▶ **Problem to solve**:
Drop the images; return everything else in the listing below exactly.

▶ **Dataset extract**:
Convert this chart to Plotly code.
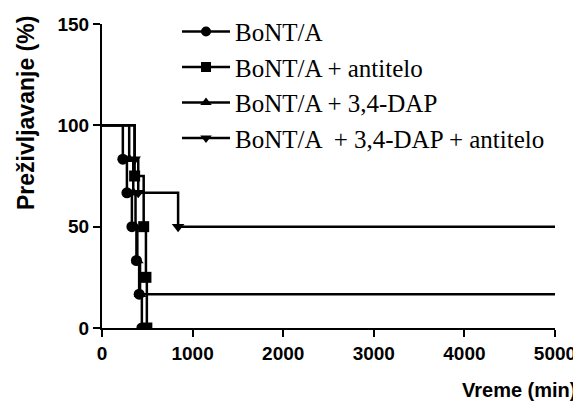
import plotly.graph_objects as go

# Kaplan-Meier style survival data (time in min, survival in %)
legend_labels = ["BoNT/A", "BoNT/A + antitelo", "BoNT/A + 3,4-DAP", "BoNT/A  + 3,4-DAP + antitelo"]
symbols = ["circle", "square", "triangle-up", "triangle-down"]

bont_t = [230, 275, 330, 380, 410, 440]
bont_s = [83.3, 66.7, 50, 33.3, 16.7, 0]

anti_t = [360, 460, 485, 495]
anti_s = [75, 50, 25, 0]

dap_t = [300, 345, 370, 390, 420]
dap_s = [83.3, 66.7, 50, 33.3, 16.7]

dapanti_t = [360, 400, 840]
dapanti_s = [83.3, 66.7, 50]

end_time = 5000
x_ticks = [0, 1000, 2000, 3000, 4000, 5000]
y_ticks = [0, 50, 100, 150]

groups = [
    (bont_t, bont_s),
    (anti_t, anti_s),
    (dap_t, dap_s),
    (dapanti_t, dapanti_s),
]

fig = go.Figure()
for i, (t, s) in enumerate(groups):
    xs = [0] + t
    ys = [100] + s
    if s[-1] > 0:
        xs = xs + [end_time]
        ys = ys + [s[-1]]
    fig.add_trace(go.Scatter(x=xs, y=ys, mode="lines", line=dict(color="black", width=2.5, shape="hv"),
                             showlegend=False, hoverinfo="skip"))
    fig.add_trace(go.Scatter(x=t, y=s, mode="markers",
                             marker=dict(symbol=symbols[i], size=11, color="black"),
                             showlegend=False))

for i in range(4):
    fig.add_trace(go.Scatter(x=[None], y=[None], mode="lines+markers", name=legend_labels[i],
                             legendgroup="g%d" % i,
                             line=dict(color="black", width=2.5),
                             marker=dict(symbol=symbols[i], size=10, color="black")))

tick_font = dict(family="Liberation Sans, Arial", size=19, color="black", weight="bold")
fig.update_layout(
    width=573, height=403,
    margin=dict(l=94, r=26, t=16, b=83, autoexpand=False),
    paper_bgcolor="white", plot_bgcolor="white",
    showlegend=True,
    legend=dict(x=0.1656, y=1.05, xanchor="left", yanchor="top",
                font=dict(family="Liberation Serif, Times New Roman", size=25, color="black"),
                bgcolor="rgba(0,0,0,0)", tracegroupgap=0, itemwidth=48),
    xaxis=dict(range=[0, 5000], tickvals=x_ticks, ticktext=[str(v) for v in x_ticks],
               showgrid=False, zeroline=False, showline=True, linecolor="black", linewidth=2,
               ticks="outside", ticklen=7, tickwidth=2, tickcolor="black", tickfont=tick_font),
    yaxis=dict(range=[0, 150], tickvals=y_ticks, ticktext=[str(v) for v in y_ticks],
               showgrid=False, zeroline=False, showline=True, linecolor="black", linewidth=2,
               ticks="outside", ticklen=7, tickwidth=2, tickcolor="black", tickfont=tick_font),
    annotations=[
        dict(text="<b>Preživljavanje (%)</b>", xref="paper", yref="paper", x=-0.168, y=0.707,
             xanchor="center", yanchor="middle", textangle=-90, showarrow=False,
             font=dict(family="Liberation Sans, Arial", size=23, color="black")),
        dict(text="<b>Vreme (min)</b>", xref="paper", yref="paper", x=1.051, y=-0.204,
             xanchor="right", yanchor="middle", showarrow=False,
             font=dict(family="Liberation Sans, Arial", size=20, color="black")),
    ],
)

fig.write_html("out.html")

▶ **Full response**:
Convert this chart to Plotly code.
import plotly.graph_objects as go

# Kaplan-Meier style survival data (time in min, survival in %)
legend_labels = ["BoNT/A", "BoNT/A + antitelo", "BoNT/A + 3,4-DAP", "BoNT/A  + 3,4-DAP + antitelo"]
symbols = ["circle", "square", "triangle-up", "triangle-down"]

bont_t = [230, 275, 330, 380, 410, 440]
bont_s = [83.3, 66.7, 50, 33.3, 16.7, 0]

anti_t = [360, 460, 485, 495]
anti_s = [75, 50, 25, 0]

dap_t = [300, 345, 370, 390, 420]
dap_s = [83.3, 66.7, 50, 33.3, 16.7]

dapanti_t = [360, 400, 840]
dapanti_s = [83.3, 66.7, 50]

end_time = 5000
x_ticks = [0, 1000, 2000, 3000, 4000, 5000]
y_ticks = [0, 50, 100, 150]

groups = [
    (bont_t, bont_s),
    (anti_t, anti_s),
    (dap_t, dap_s),
    (dapanti_t, dapanti_s),
]

fig = go.Figure()
for i, (t, s) in enumerate(groups):
    xs = [0] + t
    ys = [100] + s
    if s[-1] > 0:
        xs = xs + [end_time]
        ys = ys + [s[-1]]
    fig.add_trace(go.Scatter(x=xs, y=ys, mode="lines", line=dict(color="black", width=2.5, shape="hv"),
                             showlegend=False, hoverinfo="skip"))
    fig.add_trace(go.Scatter(x=t, y=s, mode="markers",
                             marker=dict(symbol=symbols[i], size=11, color="black"),
                             showlegend=False))

for i in range(4):
    fig.add_trace(go.Scatter(x=[None], y=[None], mode="lines+markers", name=legend_labels[i],
                             legendgroup="g%d" % i,
                             line=dict(color="black", width=2.5),
                             marker=dict(symbol=symbols[i], size=10, color="black")))

tick_font = dict(family="Liberation Sans, Arial", size=19, color="black", weight="bold")
fig.update_layout(
    width=573, height=403,
    margin=dict(l=94, r=26, t=16, b=83, autoexpand=False),
    paper_bgcolor="white", plot_bgcolor="white",
    showlegend=True,
    legend=dict(x=0.1656, y=1.05, xanchor="left", yanchor="top",
                font=dict(family="Liberation Serif, Times New Roman", size=25, color="black"),
                bgcolor="rgba(0,0,0,0)", tracegroupgap=0, itemwidth=48),
    xaxis=dict(range=[0, 5000], tickvals=x_ticks, ticktext=[str(v) for v in x_ticks],
               showgrid=False, zeroline=False, showline=True, linecolor="black", linewidth=2,
               ticks="outside", ticklen=7, tickwidth=2, tickcolor="black", tickfont=tick_font),
    yaxis=dict(range=[0, 150], tickvals=y_ticks, ticktext=[str(v) for v in y_ticks],
               showgrid=False, zeroline=False, showline=True, linecolor="black", linewidth=2,
               ticks="outside", ticklen=7, tickwidth=2, tickcolor="black", tickfont=tick_font),
    annotations=[
        dict(text="<b>Preživljavanje (%)</b>", xref="paper", yref="paper", x=-0.168, y=0.707,
             xanchor="center", yanchor="middle", textangle=-90, showarrow=False,
             font=dict(family="Liberation Sans, Arial", size=23, color="black")),
        dict(text="<b>Vreme (min)</b>", xref="paper", yref="paper", x=1.051, y=-0.204,
             xanchor="right", yanchor="middle", showarrow=False,
             font=dict(family="Liberation Sans, Arial", size=20, color="black")),
    ],
)

fig.write_html("out.html")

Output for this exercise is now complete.